Author: Josef Haddad; Carl Piehl; [2019]

Keywords: ;

Abstract: Artificial neural networks (ANN) have been successfully applied to a wide range of problems. However, most of the ANN-based models do not attempt to model the brain in detail, but there are still some models that do. An example of a biologically constrained ANN is Hierarchical Temporal Memory (HTM). This study applies HTM and Long Short-Term Memory (LSTM) to anomaly detection problems in time series in order to compare their performance for this task. The shape of the anomalies are restricted to point anomalies and the time series are univariate. Pre-existing implementations that utilise these networks for unsupervised anomaly detection in time series are used in this study.
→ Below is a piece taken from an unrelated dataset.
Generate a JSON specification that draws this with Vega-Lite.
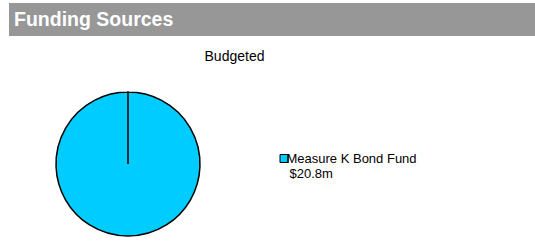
{
  "$schema": "https://vega.github.io/schema/vega-lite/v6.json",
  "background": "white",
  "padding": {"left": 9, "top": 3, "right": 0, "bottom": 0},
  "spacing": 14,
  "config": {"view": {"stroke": null}, "font": "Liberation Sans"},
  "vconcat": [
    {
      "width": 526,
      "height": 33,
      "view": {"fill": "#979797", "stroke": null},
      "data": {"values": [{"label": "Funding Sources"}]},
      "mark": {"type": "text", "align": "left", "baseline": "middle", "dx": 5, "font": "Liberation Sans", "fontSize": 19.5, "fontWeight": "bold", "fill": "white"},
      "encoding": {
        "x": {"field": "label", "type": "nominal", "axis": null, "scale": {"type": "point", "padding": 0, "align": 0}},
        "text": {"field": "label"}
      }
    },
    {
      "width": 238,
      "height": 144,
      "title": {"text": "Budgeted", "frame": "group", "anchor": "middle", "dx": 106.5, "offset": 14, "baseline": "alphabetic", "fontSize": 14, "fontWeight": "normal", "font": "Liberation Sans", "color": "black"},
      "data": {"values": [{"source": "Measure K Bond Fund", "amount": 20.8}]},
      "mark": {"type": "arc", "stroke": "black", "strokeWidth": 1.5},
      "encoding": {
        "theta": {"field": "amount", "type": "quantitative", "scale": {"range": [0, 6.2831]}},
        "color": {
          "field": "source",
          "type": "nominal",
          "scale": {"range": ["#00CCFF"]},
          "legend": {
            "title": "$20.8m",
            "orient": "none",
            "legendX": 280.5,
            "legendY": 149,
            "titleOrient": "bottom",
            "titleAnchor": "start",
            "titleFontSize": 13,
            "titleFontWeight": "normal",
            "titleColor": "black",
            "titleFont": "Liberation Sans",
            "titlePadding": 2,
            "symbolType": "square",
            "symbolSize": 64,
            "symbolStrokeColor": "black",
            "symbolStrokeWidth": 1,
            "symbolOffset": -12,
            "labelFontSize": 13,
            "labelColor": "black",
            "labelFont": "Liberation Sans",
            "labelOffset": -4,
            "padding": 0
          }
        }
      }
    }
  ]
}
We primarily use our own synthetic data sets in order to discover the networks’ robustness to noise and how they compare to each other regarding different characteristics in the time series. Our results shows that both networks can handle noisy time series and the difference in performance regarding noise robustness is not significant for the time series used in the study. LSTM outperforms HTM in detecting point anomalies on our synthetic time series with sine curve trend but a conclusion about the overall best performing network among these two remains inconclusive.